The target was SMS Königin Luise, a former Hamburg-Heligoland excursion boat that had been converted to an auxiliary minelayer by the Germans. They had planned to mount a pair of 8.8-centimetre guns on board, but they did not have the time to do so; her only armament was a pair of lighter guns and 180 mines. On the night of the 4th August, she had departed Emden and headed into the North Sea to lay mines off the Thames Estuary, which she began at to do at dawn.

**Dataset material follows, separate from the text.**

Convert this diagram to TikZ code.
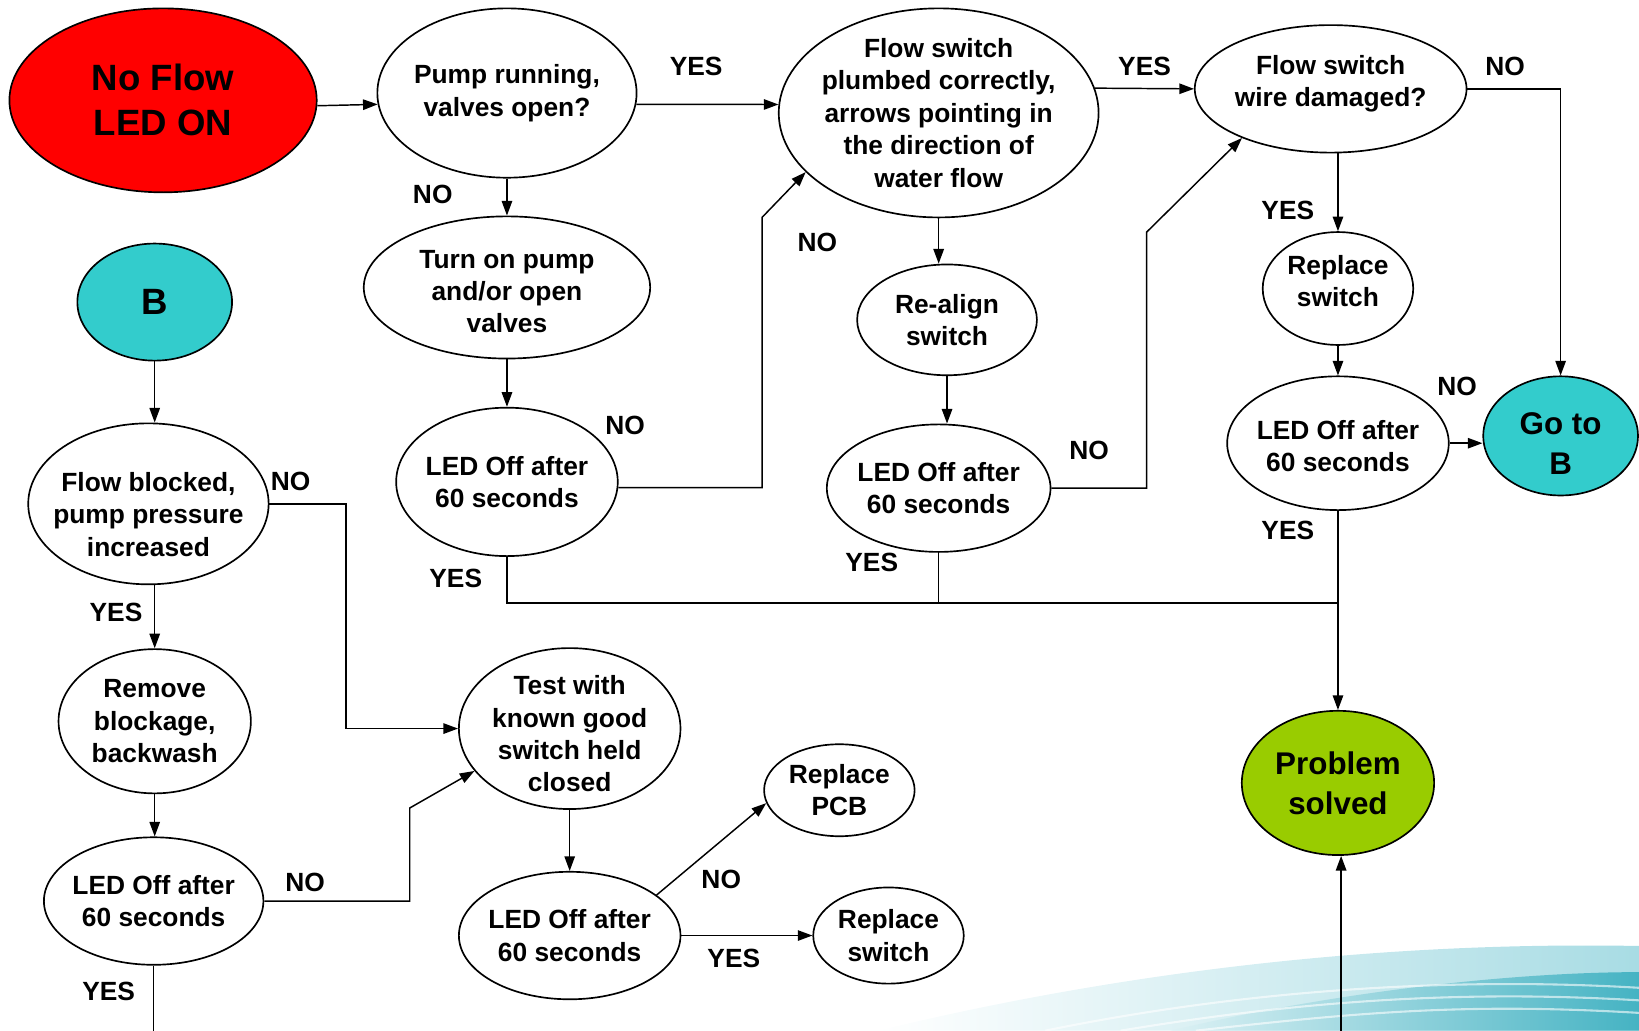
\documentclass[tikz,border=0pt]{standalone}
\usepackage{fontspec}
\setmainfont{Liberation Sans}
\usetikzlibrary{arrows.meta, shapes.geometric}
\definecolor{noflowred}{HTML}{FF0000}
\definecolor{jumpteal}{HTML}{33CCCC}
\definecolor{solvedgreen}{HTML}{99CC00}
\definecolor{wavelight}{HTML}{A8DCE4}
\definecolor{wavedark}{HTML}{45B3C3}

\begin{document}
\begin{tikzpicture}[x=0.5pt, y=-0.5pt,
    every node/.style={font=\bfseries},
    bub/.style={ellipse, draw=black, line width=0.8pt, fill=white, inner sep=0pt},
    txt/.style={font=\fontsize{12.6}{15.5}\selectfont\bfseries},
    big/.style={font=\fontsize{17.5}{21.5}\selectfont\bfseries},
    mid/.style={font=\fontsize{15}{19}\selectfont\bfseries},
    every label/.style={txt, align=center, inner sep=0pt},
    ans/.style={txt, inner sep=0pt},
    arr/.style={line width=0.7pt, -{Triangle[length=7pt, width=5pt]}},
    link/.style={line width=0.7pt},
]
\useasboundingbox (0,0) rectangle (1568,986);

% background swoosh
\shade[left color=white, right color=wavelight] (840,986) .. controls (1050,935) and (1300,900) .. (1568,905) -- (1568,986) -- cycle;
\shade[left color=wavelight!40, right color=wavedark] (1120,986) .. controls (1280,948) and (1450,930) .. (1568,930) -- (1568,986) -- cycle;
\foreach \d in {0,12,24}{
    \draw[white, line width=1pt, opacity=.6] (1000+\d*6,986) .. controls (1200+\d*4,945+\d) and (1400,935+\d) .. (1568,945+\d);
}

% top row
\node[bub, fill=noflowred, minimum width=147pt, minimum height=88pt, label={[big]center:No Flow\\LED ON}] (noflow) at (156,96) {};
\node[bub, minimum width=124pt, minimum height=81pt, label={center:Pump running,\\valves open?}] (pump) at (485,89) {};
\node[bub, minimum width=153pt, minimum height=100pt, label={center:Flow switch\\plumbed correctly,\\arrows pointing in\\the direction of\\water flow}] (fs) at (898,108) {};
\node[bub, minimum width=130pt, minimum height=61pt, label={[yshift=2.5pt]center:Flow switch\\wire damaged?}] (wire) at (1273,85) {};

% second column
\node[bub, minimum width=137pt, minimum height=68pt, label={[yshift=-2pt]center:Turn on pump\\and/or open\\valves}] (turn) at (485,275) {};
\node[bub, minimum width=106pt, minimum height=71pt, label={center:LED Off after\\60 seconds}] (led1) at (485,461) {};

% third column
\node[bub, minimum width=86pt, minimum height=53pt, label={center:Re-align\\switch}] (realign) at (906,306) {};
\node[bub, minimum width=107pt, minimum height=61pt, label={center:LED Off after\\60 seconds}] (led2) at (898,467) {};

% fourth column
\node[bub, minimum width=72pt, minimum height=54pt, label={[yshift=3.5pt]center:Replace\\switch}] (repl1) at (1280,276) {};
\node[bub, minimum width=106pt, minimum height=64pt, label={[yshift=-1.5pt]center:LED Off after\\60 seconds}] (led3) at (1280,424) {};
\node[bub, fill=jumpteal, minimum width=74pt, minimum height=57pt, label={[mid, yshift=-3.5pt]center:Go to\\B}] (gob) at (1493,417) {};
\node[bub, fill=solvedgreen, minimum width=92pt, minimum height=69pt, label={[mid]center:Problem\\solved}] (solved) at (1280,749) {};

% left column
\node[bub, fill=jumpteal, minimum width=74pt, minimum height=56pt, label={[big]center:B}] (B) at (148,289) {};
\node[bub, minimum width=115pt, minimum height=77pt, label={[yshift=-5pt]center:Flow blocked,\\pump pressure\\increased}] (blocked) at (142,482) {};
\node[bub, minimum width=92pt, minimum height=69pt, label={center:Remove\\blockage,\\backwash}] (remove) at (148,690) {};
\node[bub, minimum width=105pt, minimum height=61pt, label={center:LED Off after\\60 seconds}] (led4) at (147,862) {};

% bottom middle
\node[bub, minimum width=106pt, minimum height=77pt, label={[yshift=-2.5pt]center:Test with\\known good\\switch held\\closed}] (test) at (545,697) {};
\node[bub, minimum width=106pt, minimum height=61pt, label={center:LED Off after\\60 seconds}] (led5) at (545,895) {};
\node[bub, minimum width=72pt, minimum height=44pt, label={center:Replace\\PCB}] (pcb) at (803,756) {};
\node[bub, minimum width=72pt, minimum height=46pt, label={center:Replace\\switch}] (repl2) at (850,895) {};

% bends and loose ends
\coordinate (k1) at (729,208);
\coordinate (k2) at (1097,222);
\coordinate (k3) at (331,600);
\coordinate (k4) at (392,773);
\coordinate (bus) at (1280,577);
\coordinate (out1) at (147,990);
\coordinate (in1) at (1283,990);

% connectors
\draw[arr] (noflow.-2) -- (pump.185);
\draw[arr] (pump.-5) -- (fs.177);
\draw[arr] (fs.9) -- (wire.west);
\draw[arr] (wire.east) -| (gob.north);
\draw[arr] (pump.south) -- (turn.north);
\draw[arr] (turn.south) -- (led1.north);
\draw[arr] (led1.-3) -| (k1) -- (fs.204);
\draw[link] (led1.south) |- (bus);
\draw[arr] (fs.south) -- (fs.south |- realign.north);
\draw[arr] (realign.south) -- (realign.south |- led2.north);
\draw[link] (led2.south) -- (led2.south |- bus);
\draw[arr] (led2.east) -| (k2) -- (wire.209);
\draw[arr] (wire.south -| repl1.north) -- (repl1.north);
\draw[arr] (repl1.south) -- (led3.north);
\draw[arr] (led3.east) -- (led3.east -| gob.west);
\draw[arr] (led3.south) -- (solved.north);
\draw[arr] (in1) -- (in1 |- solved.south);
\draw[arr] (B.south) -- (B.south |- blocked.north);
\draw[arr] (blocked.east) -| (k3) |- (test.west);
\draw[arr] (remove.north |- blocked.south) -- (remove.north);
\draw[arr] (remove.south) -- (remove.south |- led4.north);
\draw[arr] (led4.east) -| (k4) -- (test.204);
\draw[link] (led4.south) -- (out1);
\draw[arr] (test.south) -- (led5.north);
\draw[arr] (led5.25) -- (pcb.190);
\draw[arr] (led5.east) -- (repl2.west);

% answers
\foreach \nm/\px/\py/\t in {a1/666/64/YES, a2/414/186/NO, a3/598/407/NO, a4/782/232/NO,
                            a5/436/553/YES, a6/1095/64/YES, a7/1042/431/NO, a8/834/538/YES,
                            a9/1440/64/NO, a10/1232/201/YES, a11/1394/370/NO, a12/1232/507/YES,
                            a13/278/461/NO, a14/111/586/YES, a15/292/844/NO, a16/104/948/YES,
                            a17/690/841/NO, a18/702/917/YES}{
    \node[ans] (\nm) at (\px,\py) {\t};
}
\end{tikzpicture}
\end{document}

The fire from the destroyers was ineffective until Amphion closed to a range of 7,000 yards and began hitting the German ship at about 11:15. By noon, Königin Luise was sinking and the three British ships rescued 5 officers and 70 ratings. The flotilla proceeded onwards with their patrol until they reached the Dutch coast around 21:00 and turned for home. Fox was uncertain as to the locations of the mines laid by Königin Luise and laid a course that was seven nautical miles west of where he thought the mines were. He guessed wrongly and led his flotilla over the danger area
At 06:35, Amphion struck a mine that detonated underneath her bridge. The explosion set her forecastle on fire and broke the ship's keel. The destroyer Linnet attempted to tow the cruiser, but a deep crack across her upper deck showed that she was hogging badly and Fox ordered his crew to abandon ship. Shortly afterwards, her forward magazine exploded, throwing one 4-inch gun into the air that narrowly missed Linnet. One of Amphion's shells burst on the deck of the destroyer Lark, killing two of her men and the only German prisoner rescued from the cruiser. Amphion then rapidly sank within 15 minutes of the explosion losing 1 officer and 131 ratings killed in the sinking, plus an unknown number of the crew rescued from Königin Luise.
She was the first ship of the Royal Navy to be sunk in the First World War.